Jackson Pollock, Red Composition, 1946. ©Christie’s Images Ltd 2020

Les règles du deaccessioning assouplies jusqu’en avril 2022

Si nous sommes habitués à observer des institutions acquérir des œuvres lors des enchères, les voir en vendre nous interpelle beaucoup plus. Cependant, le deaccessioning, le retrait de façon permanente d’une œuvre d’art de la collection d’un musée, est quelque chose qui était déjà pratiqué chez les Américains. En novembre 2019, le Brooklyn Museum s’était séparé de son Pape (1958) de Francis Bacon pour le mettre en vente chez Sotheby’s. Toutefois, les 5,6 millions d’euros récoltés avaient servi à dégager des fonds pour acheter de nouvelles huiles sur toile et non pour financer l’entretien du musée.

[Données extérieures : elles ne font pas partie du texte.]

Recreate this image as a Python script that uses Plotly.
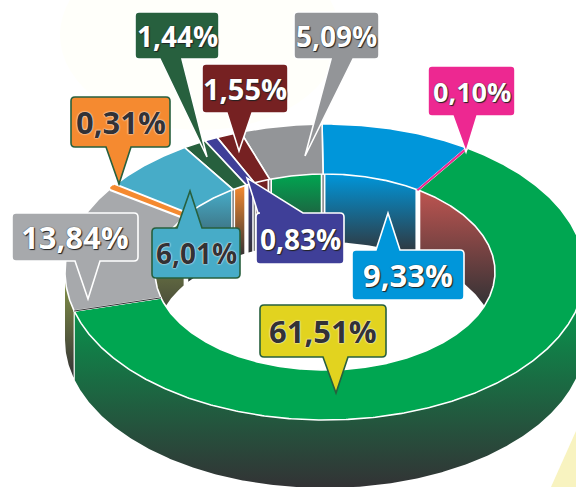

Pourquoi les musées américains se mettent-ils tous à vendre subitement leurs œuvres ? Durant le confinement, en avril 2020, l’Association of Art Museum Directors (AAMD) a annoncé dans un communiqué un assouplissement de ses règles face à la crise sanitaire. Jusqu’au 10 avril 2022, elle ne pénaliserait pas les musées qui « utiliseraient le profit d’une œuvre d’art retirée du musée pour payer les dépenses liées à l’entretien direct des collections ». Ainsi, les institutions peuvent essayer d’assurer leur survie en se séparant de quelques-uns de leurs objets d’art. Si autant de musées américains ont d’ores et déjà misé sur cette stratégie de crise six mois seulement après l’annonce de l’AAMD, cela n’est malheureusement que le début du triste phénomène. Il ne reste plus qu’à espérer que les visiteurs retournent dans les musées pour sauver leurs collections et éviter la dispersion en mains privées de ces précieuses œuvres.